Researchers at the University of Florida and several peer institutions have developed a model mapping the spread of Zika virus in the Americas and predicting that the virus arrived in Brazil in late 2013 or early 2014 before spreading throughout the region. The model also projects the number of microcephaly cases that will occur by the end of the year, with hundreds of cases in Mexico, Haiti and Colombia, and thousands of cases in Brazil due to Zika virus infection.
Their findings were published online today (April 25) in the Proceedings of the National Academy of Sciences.
In Bahia, a region of northeast Brazil, the epidemic model estimates 2.19 percent of Zika infections during the first trimester resulted in a child born with microcephaly. By applying this rate throughout the region, the model projects that by Dec. 10, 2017 nearly 3,000 children will have been born with microcephaly in Brazil as a result of Zika virus infection. For the period between Feb. 1, 2016 and Dec. 10, 2017, the model projects 728 microcephaly cases in Haiti, 723 cases in Mexico, 504 cases in Colombia and 43 cases in Puerto Rico.
“The strength of the model comes from how much information it is incorporating from different sources,” said Natalie Dean, Ph.D., a postdoctoral associate in the UF College of Public Health and Health Professions’ and the UF College of Medicine’s department of biostatistics.
Dean worked with Ira Longini, Ph.D., a professor of biostatistics in the UF College of Public Health and Health Professions and the UF College of Medicine, and Diana P. Rojas, M.D., a graduate student in the department of epidemiology in the UF College of Public Health and Health Professions and the UF College of Medicine, to examine the data.
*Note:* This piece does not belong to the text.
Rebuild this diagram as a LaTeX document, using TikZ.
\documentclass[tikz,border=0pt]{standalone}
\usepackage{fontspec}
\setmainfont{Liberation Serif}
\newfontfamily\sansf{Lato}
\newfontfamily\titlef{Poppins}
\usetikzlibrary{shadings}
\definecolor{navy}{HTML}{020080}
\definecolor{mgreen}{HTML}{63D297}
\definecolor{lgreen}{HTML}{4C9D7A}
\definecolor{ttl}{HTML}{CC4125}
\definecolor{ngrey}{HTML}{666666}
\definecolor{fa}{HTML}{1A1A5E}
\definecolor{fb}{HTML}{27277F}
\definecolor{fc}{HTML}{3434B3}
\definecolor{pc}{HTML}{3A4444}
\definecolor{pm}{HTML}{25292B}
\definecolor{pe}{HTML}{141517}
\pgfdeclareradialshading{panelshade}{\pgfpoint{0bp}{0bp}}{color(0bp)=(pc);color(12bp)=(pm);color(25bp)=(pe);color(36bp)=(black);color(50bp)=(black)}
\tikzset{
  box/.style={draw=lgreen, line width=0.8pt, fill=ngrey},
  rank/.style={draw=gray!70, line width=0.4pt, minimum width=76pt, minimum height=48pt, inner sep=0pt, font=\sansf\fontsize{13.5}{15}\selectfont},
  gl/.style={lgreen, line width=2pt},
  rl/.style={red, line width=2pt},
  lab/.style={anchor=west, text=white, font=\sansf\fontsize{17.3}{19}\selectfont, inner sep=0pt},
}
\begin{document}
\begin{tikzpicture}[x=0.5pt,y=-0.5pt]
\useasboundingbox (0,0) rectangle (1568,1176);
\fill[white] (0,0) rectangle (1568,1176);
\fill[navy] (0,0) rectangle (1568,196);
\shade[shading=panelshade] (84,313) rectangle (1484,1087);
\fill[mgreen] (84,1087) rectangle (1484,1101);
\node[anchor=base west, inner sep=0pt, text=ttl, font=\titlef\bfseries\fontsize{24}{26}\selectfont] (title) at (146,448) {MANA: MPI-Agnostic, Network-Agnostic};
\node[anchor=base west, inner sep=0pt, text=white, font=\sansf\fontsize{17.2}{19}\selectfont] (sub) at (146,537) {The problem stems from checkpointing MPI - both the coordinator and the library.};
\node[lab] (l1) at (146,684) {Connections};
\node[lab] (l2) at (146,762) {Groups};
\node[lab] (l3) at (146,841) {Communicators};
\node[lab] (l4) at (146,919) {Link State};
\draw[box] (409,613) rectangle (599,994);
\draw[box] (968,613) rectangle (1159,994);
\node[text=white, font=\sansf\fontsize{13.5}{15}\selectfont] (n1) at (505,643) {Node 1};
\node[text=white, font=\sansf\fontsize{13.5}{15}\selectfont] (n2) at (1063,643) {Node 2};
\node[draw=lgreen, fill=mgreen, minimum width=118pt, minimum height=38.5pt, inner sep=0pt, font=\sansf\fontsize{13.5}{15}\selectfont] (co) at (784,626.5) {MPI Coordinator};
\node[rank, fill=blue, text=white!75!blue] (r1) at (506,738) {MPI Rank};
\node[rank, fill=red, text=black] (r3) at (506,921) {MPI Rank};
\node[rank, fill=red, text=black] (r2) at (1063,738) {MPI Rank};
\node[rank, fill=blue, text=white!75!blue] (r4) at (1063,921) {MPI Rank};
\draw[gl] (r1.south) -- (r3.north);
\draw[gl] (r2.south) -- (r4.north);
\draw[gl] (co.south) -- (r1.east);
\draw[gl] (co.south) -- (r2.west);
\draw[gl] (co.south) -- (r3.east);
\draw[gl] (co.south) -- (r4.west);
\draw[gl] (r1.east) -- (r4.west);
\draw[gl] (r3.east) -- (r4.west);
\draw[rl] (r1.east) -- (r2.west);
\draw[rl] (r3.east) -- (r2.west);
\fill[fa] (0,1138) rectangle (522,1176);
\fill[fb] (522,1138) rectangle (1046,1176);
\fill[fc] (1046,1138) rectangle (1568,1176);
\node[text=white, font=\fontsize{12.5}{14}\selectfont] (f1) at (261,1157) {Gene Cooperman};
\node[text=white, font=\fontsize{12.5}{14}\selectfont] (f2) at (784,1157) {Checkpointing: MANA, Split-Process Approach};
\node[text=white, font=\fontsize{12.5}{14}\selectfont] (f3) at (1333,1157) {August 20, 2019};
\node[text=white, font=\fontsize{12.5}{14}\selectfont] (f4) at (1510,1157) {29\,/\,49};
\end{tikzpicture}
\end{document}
Longini collaborated with Elizabeth Halloran, D.Sc., from the University of Washington and Alessandro Vespignani, Ph.D., from Northeastern University to design this study.
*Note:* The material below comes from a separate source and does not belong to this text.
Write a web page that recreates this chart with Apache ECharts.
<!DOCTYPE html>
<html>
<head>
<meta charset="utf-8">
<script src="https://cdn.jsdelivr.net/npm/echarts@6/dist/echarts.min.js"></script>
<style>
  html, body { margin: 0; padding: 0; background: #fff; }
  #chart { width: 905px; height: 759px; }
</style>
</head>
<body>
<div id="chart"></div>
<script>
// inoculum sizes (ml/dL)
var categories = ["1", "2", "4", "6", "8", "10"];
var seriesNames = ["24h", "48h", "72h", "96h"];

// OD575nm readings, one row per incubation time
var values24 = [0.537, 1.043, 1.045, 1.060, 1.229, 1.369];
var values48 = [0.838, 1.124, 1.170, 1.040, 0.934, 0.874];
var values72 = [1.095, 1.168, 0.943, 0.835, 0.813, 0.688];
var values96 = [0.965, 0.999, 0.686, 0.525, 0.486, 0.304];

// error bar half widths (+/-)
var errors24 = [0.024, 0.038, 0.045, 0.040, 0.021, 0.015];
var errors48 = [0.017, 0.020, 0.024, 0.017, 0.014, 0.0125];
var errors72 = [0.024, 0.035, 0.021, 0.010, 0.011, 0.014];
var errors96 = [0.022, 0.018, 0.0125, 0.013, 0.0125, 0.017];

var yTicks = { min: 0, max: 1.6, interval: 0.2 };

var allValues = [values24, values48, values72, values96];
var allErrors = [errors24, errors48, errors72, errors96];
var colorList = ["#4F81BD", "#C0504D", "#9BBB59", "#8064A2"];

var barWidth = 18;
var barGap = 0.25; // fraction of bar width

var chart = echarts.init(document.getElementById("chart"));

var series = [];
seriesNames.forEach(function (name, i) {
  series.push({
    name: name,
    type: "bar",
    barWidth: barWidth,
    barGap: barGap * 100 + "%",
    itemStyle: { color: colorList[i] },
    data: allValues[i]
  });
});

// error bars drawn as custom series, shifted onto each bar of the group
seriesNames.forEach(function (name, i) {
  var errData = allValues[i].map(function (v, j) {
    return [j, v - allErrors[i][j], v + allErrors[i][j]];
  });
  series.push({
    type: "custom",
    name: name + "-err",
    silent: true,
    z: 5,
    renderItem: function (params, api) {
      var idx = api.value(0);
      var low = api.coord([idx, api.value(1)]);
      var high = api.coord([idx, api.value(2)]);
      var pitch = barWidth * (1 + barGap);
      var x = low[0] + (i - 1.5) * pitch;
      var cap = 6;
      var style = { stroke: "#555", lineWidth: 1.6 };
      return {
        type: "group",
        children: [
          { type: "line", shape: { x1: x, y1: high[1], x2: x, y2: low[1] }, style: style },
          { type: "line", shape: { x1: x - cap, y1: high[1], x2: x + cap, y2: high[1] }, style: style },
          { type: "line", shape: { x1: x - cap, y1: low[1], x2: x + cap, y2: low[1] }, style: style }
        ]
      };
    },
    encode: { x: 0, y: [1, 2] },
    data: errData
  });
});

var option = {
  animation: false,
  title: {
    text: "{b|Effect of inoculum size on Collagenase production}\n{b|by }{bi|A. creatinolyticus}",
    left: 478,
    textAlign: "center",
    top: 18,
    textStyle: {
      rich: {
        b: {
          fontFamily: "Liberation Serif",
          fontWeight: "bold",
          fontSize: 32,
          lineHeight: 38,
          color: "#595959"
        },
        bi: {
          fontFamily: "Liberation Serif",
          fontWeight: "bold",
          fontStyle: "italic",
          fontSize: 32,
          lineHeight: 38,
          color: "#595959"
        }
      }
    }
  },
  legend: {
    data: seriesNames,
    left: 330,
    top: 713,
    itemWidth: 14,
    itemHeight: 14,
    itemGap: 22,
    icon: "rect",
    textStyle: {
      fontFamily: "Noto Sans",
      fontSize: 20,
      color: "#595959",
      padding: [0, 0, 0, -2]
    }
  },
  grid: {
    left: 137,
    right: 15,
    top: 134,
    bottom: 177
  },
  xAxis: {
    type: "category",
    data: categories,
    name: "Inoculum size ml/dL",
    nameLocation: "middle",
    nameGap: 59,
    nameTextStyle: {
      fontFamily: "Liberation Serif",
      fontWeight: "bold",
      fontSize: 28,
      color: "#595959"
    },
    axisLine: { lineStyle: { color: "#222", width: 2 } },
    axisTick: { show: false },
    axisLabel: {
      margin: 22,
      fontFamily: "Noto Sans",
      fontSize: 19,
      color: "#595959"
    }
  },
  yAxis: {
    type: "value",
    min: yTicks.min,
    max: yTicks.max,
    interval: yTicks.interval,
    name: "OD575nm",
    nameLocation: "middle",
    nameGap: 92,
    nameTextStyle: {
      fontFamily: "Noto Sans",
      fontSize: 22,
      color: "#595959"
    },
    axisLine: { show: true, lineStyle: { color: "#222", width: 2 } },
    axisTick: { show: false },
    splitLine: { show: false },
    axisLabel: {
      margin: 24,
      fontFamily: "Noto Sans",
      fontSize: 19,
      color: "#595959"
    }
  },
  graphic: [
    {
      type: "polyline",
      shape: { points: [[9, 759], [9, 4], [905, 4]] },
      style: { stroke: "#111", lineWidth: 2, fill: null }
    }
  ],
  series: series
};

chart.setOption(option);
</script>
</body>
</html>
The epidemic model considers 12 cities, including Rio de Janeiro, Brasilia, Recife and Sao Paulo, to determine where Zika virus first arrived, projecting an estimated 90 percent likelihood that the virus was introduced to Brazil between August 2013 and April 2014. While it could have landed in any of these cities, Rio de Janeiro has a higher probability of being the city of introduction than any of the others considered. The researchers compared the modeling projections with phylogenetic data on Zika virus to determine that December 2013 was the most likely time of introduction.
In addition to the most likely time and location of the Zika virus’ introduction to the Americas, the article discusses how the virus spread throughout South America and the Caribbean.
“We think air travel from Brazil to other countries in South America and the Caribbean caused the virus to spread throughout the region,” Longini said.
Rojas also suggested travel has played a role in spreading the disease.
“Zika was introduced to Brazil from ZIKV-endemic areas — mostly from the Pacific Islands,” she said. “It spread into the Caribbean very quickly in islands infested by the mosquito vector. This could be due to tourism and the high mobility of people between these islands.”
Although the Zika virus can be spread between humans through sexual transmission, mosquitoes are thought to be the primary vector of human infection. Scientists consider Aedes aegypti the primary vector of the virus. Aedes albopictus is also a potential vector, covering a much larger geographical area than A. aegypti, although infectious disease experts know less about A. albopictus’ capacity to spread Zika. “Zika virus is still circulating in Latin America,” Rojas said. “The large outbreaks are over in some of countries but there is still transmission of the virus in areas with presence of the mosquito vector, so people have to take precautions when traveling to any of these areas with transmission.”
She also emphasized that, in Florida, continued surveillance is necessary to detect future transmission within the state.